Now that I’ve had a day to reflect on the changes American announced to their frequent flyer program (not to mention to the US Airways award chart and to checked baggage allowances), more and more I think the lesson in all of this is about member respect.
A lot of readers gave me flak for not recognizing the gravity of the changes themselves. And while I will personally miss stopovers at a North American gateway city, and the hidden value in distance-based awards, I just wasn’t that surprised to see them go. My frustrations remain with the lack of notice, and with how that sets the stage for all of the other news that is still to come.
- Double miles awards were always done for. United and Delta were already triple for premium cabin international awards (and United doesn’t even offer last seat availability to all members at those prices). US Airways was way out in front with the multiple tiers. And US Airways has blackout dates even. So they were going to have to fight a real battle with revenue management for AAdvantage just to be able to buy those seats. I loved the old system. I’m really sad to see it go. But the writing has been on that wall a long time.
- The oneworld explorer awards and stopovers at the North American gateway city were expensive components of the program that I think they saw as limited value. I’m not saying they were of little value, just that from the program’s pespective they were high cost and low return. Suzanne Rubin said that some of it was IT integration-related, too, and that’s probably right in terms of their looking at the costs they’re facing. Already they misprice the North American stopover quite a lot. US Airways doesn’t even have one way awards now. So as they go down the list of things US Airways has and American has and what they’re going to do going forward these probably seemed like easy kills… expensive when they’re redeemed, hard to service (technologically and/or agent training), benefiting a relatively small portion of the membership.
The piece that’s really disappointing is eliminating oneworld explorer and stopovers overnight without notice. Several commenters here mentioned they were saving up points, had maybe 350,000 in their account now, almost had enough to book a distance-based oneworld award for a honeymoon and now that’s gone. American should have said the awards will go away, you have a certain fixed amount of time left to book them. Pulling out the rug from under members who have been saving their points for a long time is simply beneath the dignity of the program.

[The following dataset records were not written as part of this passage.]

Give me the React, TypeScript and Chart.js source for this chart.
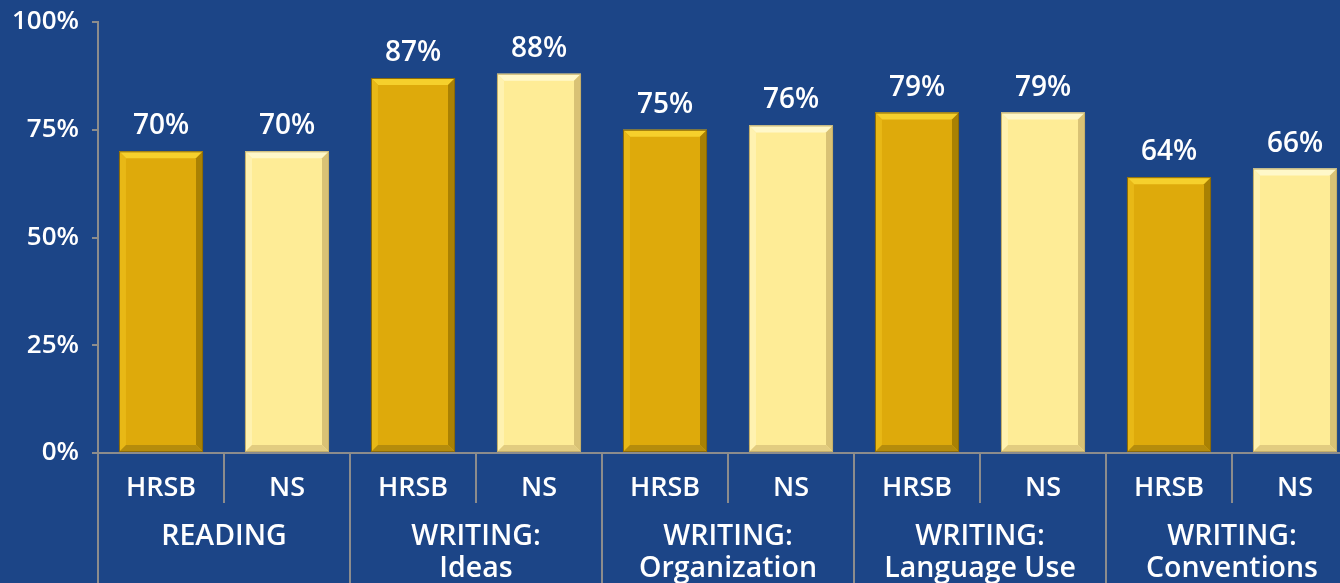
import React, { useEffect, useRef } from "react";
import { Chart, registerables } from "chart.js";

Chart.register(...registerables);

const groups: string[][] = [
  ["READING"],
  ["WRITING:", "Ideas"],
  ["WRITING:", "Organization"],
  ["WRITING:", "Language Use"],
  ["WRITING:", "Conventions"],
];
const seriesNames = ["HRSB", "NS"];
const hrsbValues = [70, 87, 75, 79, 64];
const nsValues = [70, 88, 76, 79, 66];
const yTicks = [0, 25, 50, 75, 100];

const BG = "#1C4587";
const AXIS = "#8C8C8C";
const FONT = "'Open Sans', 'DejaVu Sans', sans-serif";

const palettes = [
  { face: "#DEAA0B", top: "#F6D02C", left: "#E8B816", right: "#A98103", bottom: "#B58C0C", edge: "#8A6A08" },
  { face: "#FEEC96", top: "#FFF8C9", left: "#FFF2B0", right: "#D9C275", bottom: "#E2CC80", edge: "#C4AF6A" },
];

const bevelPlugin = {
  id: "bevel",
  afterDatasetsDraw(chart: any) {
    const ctx = chart.ctx;
    chart.data.datasets.forEach((ds: any, di: number) => {
      const meta = chart.getDatasetMeta(di);
      const p = palettes[di];
      meta.data.forEach((bar: any) => {
        const { x, y, base, width } = bar.getProps(["x", "y", "base", "width"], true);
        const l = x - width / 2;
        const r = x + width / 2;
        const t = y;
        const b = base;
        const bv = 7;
        ctx.save();
        const poly = (pts: number[][], color: string) => {
          ctx.beginPath();
          ctx.moveTo(pts[0][0], pts[0][1]);
          for (let i = 1; i < pts.length; i++) ctx.lineTo(pts[i][0], pts[i][1]);
          ctx.closePath();
          ctx.fillStyle = color;
          ctx.fill();
        };
        poly([[l, t], [r, t], [r - bv, t + bv], [l + bv, t + bv]], p.top);
        poly([[l, t], [l + bv, t + bv], [l + bv, b - bv], [l, b]], p.left);
        poly([[r, t], [r - bv, t + bv], [r - bv, b - bv], [r, b]], p.right);
        poly([[l, b], [l + bv, b - bv], [r - bv, b - bv], [r, b]], p.bottom);
        ctx.strokeStyle = p.edge;
        ctx.lineWidth = 1;
        ctx.strokeRect(l + 0.5, t + 0.5, width - 1, b - t - 1);
        ctx.restore();
      });
    });
  },
};

const labelsPlugin = {
  id: "labelsOverlay",
  afterDraw(chart: any) {
    const ctx = chart.ctx;
    const area = chart.chartArea;
    const xScale = chart.scales.x;
    const H = chart.height;
    ctx.save();
    ctx.fillStyle = "#FFFFFF";
    ctx.textAlign = "center";
    ctx.textBaseline = "alphabetic";
    ctx.font = `600 28px ${FONT}`;
    chart.data.datasets.forEach((ds: any, di: number) => {
      const meta = chart.getDatasetMeta(di);
      meta.data.forEach((bar: any, i: number) => {
        const { x, y } = bar.getProps(["x", "y"], true);
        ctx.fillText(`${ds.data[i]}%`, x, y - 17);
      });
    });
    ctx.strokeStyle = AXIS;
    ctx.lineWidth = 2;
    const n = groups.length;
    const left = area.left;
    const groupW = xScale.getPixelForValue(1) - xScale.getPixelForValue(0);
    ctx.beginPath();
    ctx.moveTo(left, area.bottom);
    ctx.lineTo(left, H);
    ctx.stroke();
    for (let g = 0; g < n; g++) {
      const gx = left + g * groupW;
      if (g > 0) {
        ctx.beginPath();
        ctx.moveTo(gx, area.bottom);
        ctx.lineTo(gx, H);
        ctx.stroke();
      }
      const mid = gx + groupW / 2;
      ctx.beginPath();
      ctx.moveTo(mid, area.bottom);
      ctx.lineTo(mid, area.bottom + 50);
      ctx.stroke();
    }
    ctx.fillStyle = "#FFFFFF";
    ctx.textBaseline = "middle";
    for (let g = 0; g < n; g++) {
      const gx = left + g * groupW;
      ctx.font = `600 27px ${FONT}`;
      seriesNames.forEach((s, si) => {
        ctx.fillText(s, gx + groupW / 4 + (si * groupW) / 2, area.bottom + 35);
      });
      ctx.font = `600 28.5px ${FONT}`;
      groups[g].forEach((line, li) => {
        ctx.fillText(line, gx + groupW / 2, area.bottom + 84 + li * 32);
      });
    }
    ctx.restore();
  },
};

export default function App() {
  const ref = useRef<HTMLCanvasElement | null>(null);
  useEffect(() => {
    document.body.style.margin = "0";
    document.body.style.background = BG;
    const canvas = ref.current!;
    const chart = new Chart(canvas, {
      type: "bar",
      data: {
        labels: groups.map((g) => g.join(" ")),
        datasets: [
          { label: seriesNames[0], data: hrsbValues, backgroundColor: palettes[0].face, borderWidth: 0 },
          { label: seriesNames[1], data: nsValues, backgroundColor: palettes[1].face, borderWidth: 0 },
        ],
      },
      options: {
        responsive: false,
        animation: false,
        devicePixelRatio: 1,
        layout: { padding: { top: 22, right: 0, left: 0, bottom: 0 } },
        plugins: { legend: { display: false }, tooltip: { enabled: false } },
        datasets: { bar: { categoryPercentage: 1, barPercentage: 0.667 } } as any,
        scales: {
          x: {
            grid: { display: false },
            border: { color: AXIS, width: 2 },
            ticks: { display: false },
            afterFit: (s: any) => {
              s.height = 130;
              s.paddingLeft = 0;
              s.paddingRight = 0;
            },
          },
          y: {
            min: 0,
            max: 100,
            afterBuildTicks: (s: any) => {
              s.ticks = yTicks.map((v) => ({ value: v }));
            },
            grid: { drawOnChartArea: false, drawTicks: true, tickLength: 6, color: AXIS, lineWidth: 2 },
            border: { color: AXIS, width: 2 },
            ticks: {
              color: "#FFFFFF",
              padding: 13,
              font: { family: FONT, size: 26, weight: "600" as any },
              callback: (v: any) => `${v}%`,
            },
            afterFit: (s: any) => {
              s.width = 98;
              s.paddingTop = 0;
              s.paddingBottom = 0;
            },
          },
        },
      },
      plugins: [bevelPlugin, labelsPlugin],
    });
    (document as any).fonts?.ready?.then(() => chart.update());
    return () => chart.destroy();
  }, []);
  return (
    <div style={{ position: "fixed", left: 0, top: 0, width: 1340, height: 583, overflow: "hidden", background: BG }}>
      <canvas ref={ref} width={1358} height={583} style={{ width: 1358, height: 583, display: "block" }} />
    </div>
  );
}
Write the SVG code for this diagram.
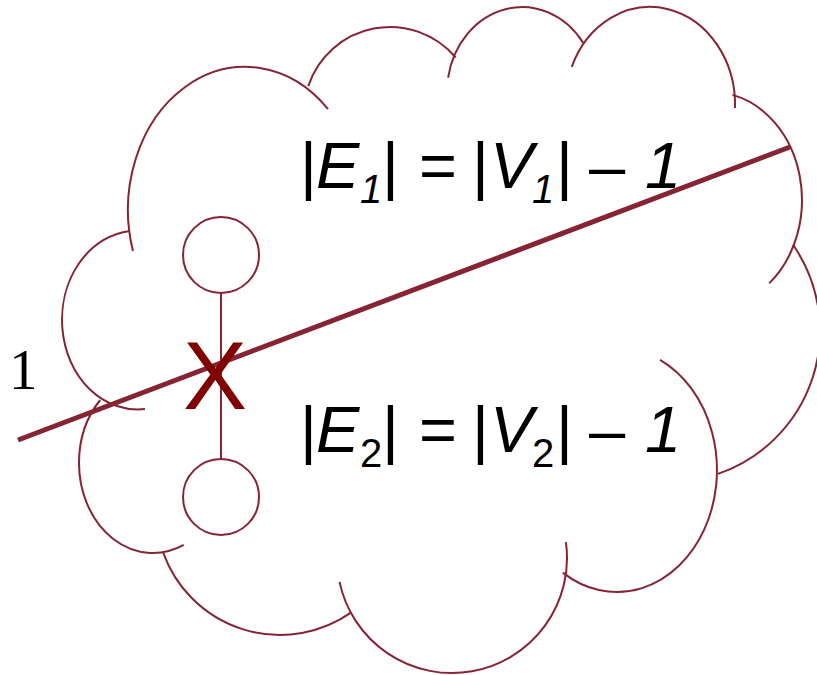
<svg xmlns="http://www.w3.org/2000/svg" width="817" height="675" viewBox="0 0 817 675">
  <style>
    .cl { fill: none; stroke: #862436; stroke-width: 2; }
    .nd { fill: #ffffff; stroke: #862436; stroke-width: 2; }
    .eq { font-family: "Liberation Sans", Arial, sans-serif; font-size: 65px; fill: #000000; }
    .it { font-style: italic; }
    .sub { font-size: 40px; }
  </style>
  <rect width="817" height="675" fill="#ffffff"/>
  <g id="cloud">
    <path class="cl" d="M328 109.2 A117 143 0 0 0 185.2 87 A117 143 0 0 0 132.9 250.9"/>
    <path class="cl" d="M308.3 86.1 A86 86 0 0 1 455.7 57.5"/>
    <path class="cl" d="M448.1 77.7 A75 85 0 0 1 583.2 42.9"/>
    <path class="cl" d="M571.7 66.9 A85 98 0 0 1 735 108"/>
    <path class="cl" d="M732.5 94.9 A90 108 0 0 1 769.2 283.4"/>
    <path class="cl" d="M793 244.8 A151 151 0 0 1 717.9 473.9"/>
    <path class="cl" d="M660 359.9 A100 122 0 0 1 704.3 529.4 A100 122 0 0 1 562.8 572.6"/>
    <path class="cl" d="M565.9 542.2 A115 115 0 0 1 472 671.3 A115 115 0 0 1 339.5 581.9"/>
    <path class="cl" d="M351.3 612.4 A124 124 0 0 1 163.3 552.8"/>
    <path class="cl" d="M183.7 544.9 A74 90 0 0 1 79 463 A74 90 0 0 1 100.2 400"/>
    <path class="cl" d="M145 409 A75.5 89.5 0 0 1 62.4 328.9 A75.5 89.5 0 0 1 130 230.9"/>
  </g>
  <g id="connectors">
    <line id="edge" x1="221" y1="293" x2="221" y2="459" stroke="#862436" stroke-width="2"/>
    <line id="cut" x1="18" y1="440" x2="790" y2="147" stroke="#862436" stroke-width="5"/>
  </g>
  <g id="node-top">
    <circle class="nd" cx="221" cy="255" r="38"/>
  </g>
  <g id="node-bottom">
    <circle class="nd" cx="221" cy="497" r="38"/>
  </g>
  <g id="cut-mark">
    <text x="215" y="409" text-anchor="middle" font-family="'Liberation Sans', Arial, sans-serif" font-size="96" fill="#800000">X</text>
  </g>
  <g id="label-weight">
    <text x="9" y="389" font-family="'Liberation Serif', 'Times New Roman', serif" font-size="57" fill="#000000">1</text>
  </g>
  <g id="label-e1">
    <text class="eq" y="188"><tspan x="300">|</tspan><tspan class="it" x="316">E</tspan><tspan class="it sub" x="360" dy="15">1</tspan><tspan x="382" dy="-15">|</tspan><tspan x="419">=</tspan><tspan x="472">|</tspan><tspan class="it" x="490">V</tspan><tspan class="it sub" x="532" dy="15">1</tspan><tspan x="556" dy="-15">|</tspan><tspan x="589">–</tspan><tspan class="it" x="645">1</tspan></text>
  </g>
  <g id="label-e2">
    <text class="eq" y="452"><tspan x="300">|</tspan><tspan class="it" x="316">E</tspan><tspan class="sub" x="360" dy="15">2</tspan><tspan x="382" dy="-15">|</tspan><tspan x="419">=</tspan><tspan x="472">|</tspan><tspan class="it" x="490">V</tspan><tspan class="sub" x="532" dy="15">2</tspan><tspan x="556" dy="-15">|</tspan><tspan x="589">–</tspan><tspan class="it" x="645">1</tspan></text>
  </g>
</svg>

I wasn’t expecting to hear how surprised Suzanne Rubin seemed by the reaction to the changes, she had her talking points about how they’re really giving notice, and American’s public relations folks wanted to remind about the great product changes that are happening at US Airways as part of this (nothing new today on that). But then Suzanne said they’re going to have to take this customer reaction into account next time. I hope she does.
American’s e-mail blast to members about changes today said this about awards:
Redeem for less Effective today for travel starting June 1, 2014, a one way AAnytime award now starts as low as 20,000 miles plus applicable taxes and carrier–imposed fees. Plus we’ve lowered the minimum number of miles needed for AAnytime awards to popular destinations like Hawaii, the Caribbean and Europe. Our lowest AAnytime mileage levels are available for more than 50% of the year. Don’t forget we still offer MileSAAver awards that can be redeemed for as low as 12,500 miles each way, plus applicable taxes and carrier-imposed fees.
When I had my op-ed in USA Today the week the merger got the green light to go ahead one of my three key pieces of advice was to treat members with respect, no talk about enhancements when you’re taking things away that they value.
Here’s how I concluded that op-ed:
Value your customers, and be honest with them. Jeff Smisek, who was the CEO of Continental when it took control of the larger United, made a cameo in his new airline’s safety video and told passengers he’d make some changes they would like.
Wrong. Those changes included taking away upgrades from million-mile fliers, reducing bonus miles for frequent fliers and increasing ticket change fees.
Creating the world’s largest airline brings with it a great responsibility. By providing a better product, at a continually better price, the new American will grow its size and profits. But if its sees customers as the enemy, customers will fly with someone else.
Today’s changes were pretty predictable. But there’s going to be a lot more changes where American and US Airways are different. In some cases they’ll pick one system or another, and in other cases they might do something completely different. But to name just a few — how upgrades work, and the overall award chart — there are going to be a lot of unhappy members no matter what they choose.
US Airways members won’t want to pay for upgrade stickers. American members who have benefited from a higher upgrade percentage at a lower tier than they otherwise would have because they aren’t competing against every elite every time will find themselves frustrated by unlimited complimentary upgrades for all elites.
How many systemwide upgrades will top tier elites get? Will there be any fare restriction attached?
There are lots of changes to come, everyone is going to be unhappy with something. The key going forward is to communicate with members honestly, and with respect, with an explanation for why choices are being made, and with advance notice.
In other words, to do it very much not like today’s (relatively minor in the scheme of things to come) debacle.